Mais vous lire, mes amis… Vous lire! Vraiment, sur cette nouvelle manière de se connecter entre humains, cette réalité augmentée qui permettrait de créer des liens que la réalité sans augmentation ne permettait pas, sans blague, ça me ride la nuque. Oh, c’est béton armé! Je suis allé dans le Vieux-Port et j’ai marché un kilomètre! Quel effet positif! Enfin on bouge! Je suis sorti de chez moi! Je découvre le monde! J’ai discuté avec un inconnu que je n’avais jamais vu en chassant un cossin apparu sur mon portable!

J’ai même lu, à quelques reprises, le mot « révolution » évoqué avec enthousiasme.

Risquons une hypothèse : hier, la réalité, c’était regarder votre cellulaire sans but. Vous partiez donc à-10 dans la réalité et dans votre quête du plaisir. Vous rendre à 0 avec un gadget est une forme de progrès. Je comprends votre enthousiasme. C’est un grand bond en avant.

Il y a tout de même ça, dans ce phénomène. Cette idée que la « réalité » était tellement plate, vaseuse, qu’il nous fallait une « augmentation ». Les yeux, les sens, ne nous suffisaient plus. Il nous manquait, dans notre vision du monde filtrée par les appareils, une quête, un but commun.

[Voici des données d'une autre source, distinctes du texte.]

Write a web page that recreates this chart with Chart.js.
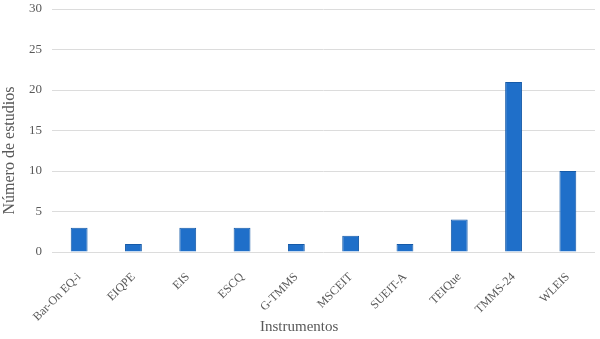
<!DOCTYPE html>
<html>
<head>
<meta charset="utf-8">
<script src="https://cdn.jsdelivr.net/npm/chart.js@4/dist/chart.umd.min.js"></script>
<style>
  html, body { margin: 0; padding: 0; background: #fff; }
  #wrap { width: 600px; height: 339px; }
</style>
</head>
<body>
<div id="wrap"><canvas id="chart"></canvas></div>
<script>
var instrumentos = ['Bar-On EQ-i', 'EIQPE', 'EIS', 'ESCQ', 'G-TMMS', 'MSCEIT', 'SUEIT-A', 'TEIQue', 'TMMS-24', 'WLEIS'];
var estudios = [3, 1, 3, 3, 1, 2, 1, 4, 21, 10];
var yTicks = [0, 5, 10, 15, 20, 25, 30];

var serif = "'Liberation Serif', 'Times New Roman', serif";
var grey = '#595959';
// titles sit off-centre in the original, pad with trailing nbsp
var pad = function (n) { return new Array(n + 1).join('\u00a0'); };

document.addEventListener('DOMContentLoaded', function () {
  var ctx = document.getElementById('chart').getContext('2d');
  new Chart(ctx, {
    type: 'bar',
    data: {
      labels: instrumentos,
      datasets: [{
        label: 'Número de estudios',
        data: estudios,
        backgroundColor: '#1f6fc9',
        borderColor: '#155aa8',
        borderWidth: 1,
        categoryPercentage: 1,
        barPercentage: 0.31
      }]
    },
    options: {
      responsive: true,
      maintainAspectRatio: false,
      animation: false,
      layout: { padding: { top: 9, right: 5, left: 0, bottom: 3 } },
      plugins: {
        legend: { display: false },
        tooltip: { enabled: false }
      },
      scales: {
        x: {
          afterFit: function (axis) { axis.height = 84; },
          grid: { display: false },
          border: { display: false },
          ticks: {
            color: grey,
            font: { family: serif, size: 12 },
            minRotation: 45,
            maxRotation: 45,
            padding: 10
          },
          title: {
            display: true,
            text: 'Instrumentos' + pad(13),
            color: grey,
            font: { family: serif, size: 15 },
            padding: { top: 4, bottom: 0 }
          }
        },
        y: {
          min: 0,
          max: 30,
          afterBuildTicks: function (axis) {
            axis.ticks = yTicks.map(function (v) { return { value: v }; });
          },
          afterFit: function (axis) {
            axis.width = 52;
            // tick padding would otherwise push the plot down
            axis.paddingTop = 0;
            axis.paddingBottom = 0;
          },
          grid: { color: '#dcdcdc', drawTicks: false },
          border: { display: false },
          ticks: {
            color: grey,
            font: { family: serif, size: 13 },
            padding: 10
          },
          title: {
            display: true,
            text: 'Número de estudios' + pad(10),
            color: grey,
            font: { family: serif, size: 16 },
            padding: { top: 0, bottom: 2 }
          }
        }
      }
    }
  });
});
</script>
</body>
</html>
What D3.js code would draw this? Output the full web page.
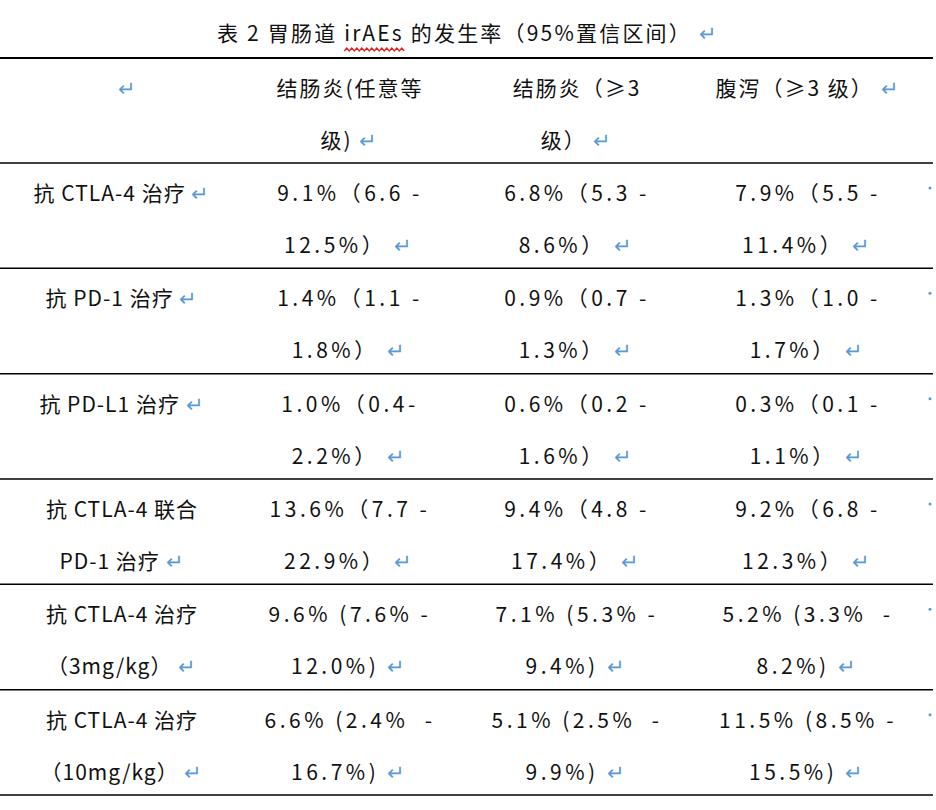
<!DOCTYPE html>
<html><head><meta charset="utf-8">
<script src="https://cdn.jsdelivr.net/npm/d3@7"></script>
<style>body{margin:0;background:#fff}</style>
</head><body><svg id="c" width="936" height="810"></svg>
<script>
const title = ["表 2 胃肠道 ", "irAEs", " 的发生率（95%置信区间）"];
const headers = [[""], ["结肠炎(任意等", "级)"], ["结肠炎（≥3", "级）"], ["腹泻（≥3 级）"]];
const rowLabels = [["抗 CTLA-4 治疗"], ["抗 PD-1 治疗"], ["抗 PD-L1 治疗"], ["抗 CTLA-4 联合", "PD-1 治疗"], ["抗 CTLA-4 治疗", "（3mg/kg）"], ["抗 CTLA-4 治疗", "（10mg/kg）"]];
const colitisAny = [["9.1%（6.6 -", "12.5%）"], ["1.4%（1.1 -", "1.8%）"], ["1.0%（0.4-", "2.2%）"], ["13.6%（7.7 -", "22.9%）"], ["9.6% (7.6% -", "12.0%)"], ["6.6% (2.4%  -", "16.7%)"]];
const colitis3 = [["6.8%（5.3 -", "8.6%）"], ["0.9%（0.7 -", "1.3%）"], ["0.6%（0.2 -", "1.6%）"], ["9.4%（4.8 -", "17.4%）"], ["7.1% (5.3% -", "9.4%)"], ["5.1% (2.5%  -", "9.9%)"]];
const diarrhea3 = [["7.9%（5.5 -", "11.4%）"], ["1.3%（1.0 -", "1.7%）"], ["0.3%（0.1 -", "1.1%）"], ["9.2%（6.8 -", "12.3%）"], ["5.2% (3.3%  -", "8.2%)"], ["11.5% (8.5% -", "15.5%)"]];

const svg = d3.select("#c");
const font = "'Noto Sans CJK SC', sans-serif";
const blue = "#5b9bd5";
const x = d3.scaleOrdinal().domain([0,1,2,3]).range([122, 350, 577, 808]);
const y = d3.scaleBand().domain(d3.range(6)).range([163, 795]).paddingInner(0);

// title
const t = svg.append("text").attr("x", 468).attr("y", 41).attr("text-anchor","middle")
  .attr("font-family", font).attr("font-size", 21).attr("fill","#111").attr("letter-spacing", 2.2).attr("xml:space","preserve");
const spans = title.map(s => t.append("tspan").text(s));
t.append("tspan").attr("fill", blue).text(" ↵");
const bb = spans[1].node().getBBox();
let wp = `M${bb.x},51`;
const n = Math.round(bb.width / 2.5);
for (let i = 0; i < n; i++) wp += ` l2.5,${i%2?3:-3}`;
svg.append("path").attr("d", wp).attr("fill","none").attr("stroke","#e02020").attr("stroke-width",1.3);

// horizontal lines
const ys = [58, 163].concat(d3.range(6).map(i => y(i) + y.bandwidth()));
svg.selectAll("line.h").data(ys).join("line")
  .attr("x1", 0).attr("x2", 933).attr("y1", d => d).attr("y2", d => d)
  .attr("stroke", "#000").attr("stroke-width", (d,i) => i === 0 ? 2 : 1.5);

function cell(lines, cx, top, ls) {
  lines.forEach((s, j) => {
    const tx = svg.append("text").attr("x", cx).attr("y", top + 38 + j * 52)
      .attr("text-anchor", "middle").attr("font-family", font).attr("font-size", 21)
      .attr("fill", "#111").attr("letter-spacing", ls).attr("xml:space","preserve");
    tx.append("tspan").text(s);
    if (j === lines.length - 1) tx.append("tspan").attr("fill", blue).text(s ? " ↵" : "↵");
  });
}
headers.forEach((h, c) => cell(h, c === 0 ? 128 : x(c), 58, 2));
const cols = [rowLabels, colitisAny, colitis3, diarrhea3];
cols.forEach((col, c) => col.forEach((v, r) => cell(v, x(c), y(r), c === 0 ? 1 : 3.5)));
// right-edge marks
svg.selectAll("circle.m").data(d3.range(6)).join("circle")
  .attr("cx", 930).attr("cy", r => y(r) + 25).attr("r", 1.5).attr("fill", blue);
</script></body></html>
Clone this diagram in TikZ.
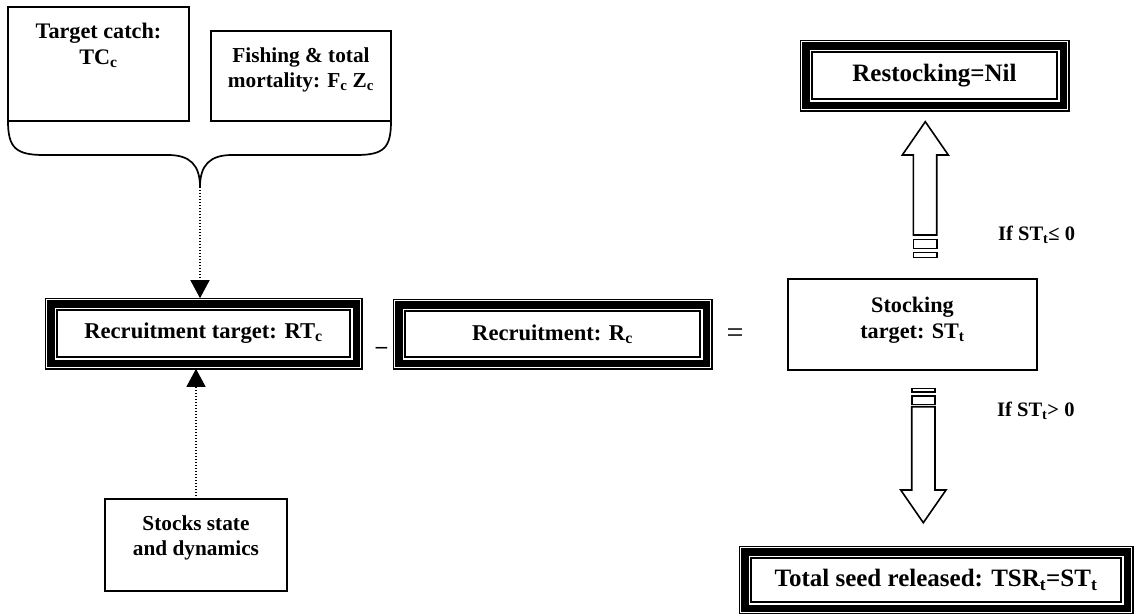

Les liens sociaux non plus ne suffisaient plus. Depuis tout ce temps que je vous entends parler des « amis » sur les médias sociaux, de réseautage, de réseau, de relations, de contacts, de discussion, d’authenticité et de transparence… Et là, voilà, tenez-vous bien, rencontrer un inconnu dans un parc et lui parler d’une bébelle qui n’existe pas, c’est une révolution! Du jamais vu!

C’est dire tout le vide qui tisse ce filet social numérique, ces liens qui n’ont jamais été noués au fond et cette mobilisation globale qui n’a jamais eu lieu, quand on constate que chasser des machins virtuels sur son écran peut être qualifié de révolution, quand on laisse entendre que de rencontrer un inconnu et lui adresser la parole est un aboutissement qui pourrait changer le monde des communications.

Est-ce avouer que nous ne communiquions pas vraiment? Et que nous ne communiquerons pas plus avec ce nouveau gadget à la mode. On s’amusera tout au plus. Ce sera un divertissement. Et il y a fort à miser qu’on nous présentera sous peu cette révolution comme une nouvelle manière de s’informer et de communiquer. Tout cela va commencer avec la réclame publicitaire. Des commerçants utilisent déjà le leurre Pokémon pour « informer » leurs clients. Les médias devraient suivre.

Elle est vieille l’idée que dans nos sociétés modernes, l’information sert surtout à distraire. Ignacio Ramonet disait déjà au début des années 90 que les bulletins d’information télévisés offraient plus un moyen de se divertir que de s’informer. Nous avons fait un pas de plus avec les médias sociaux. Ce divertissement est devenu un jeu de rôle. Chacun peut jouer, avec son like ou son retweet, avec son commentaire ou son statut, au grand jeu de l’information. D’un divertissement passif, nous sommes passés à un divertissement actif. Nous avons l’illusion de prendre part au spectacle et même de l’influencer.

Tout laisse croire que dans cette nouvelle réalité augmentée qu’on nous présente comme une révolution médiatique — une autre! — il faudra sortir dehors et courir au coin de rue pour dénicher la nouvelle récompense. Les likes ne suffisent plus. Il faudra trouver un Pokémon. Et avec un peu de chance, nous croiserons un humain qui nous dira bonsoir et avec qui nous pourrons partager cette nouvelle passion.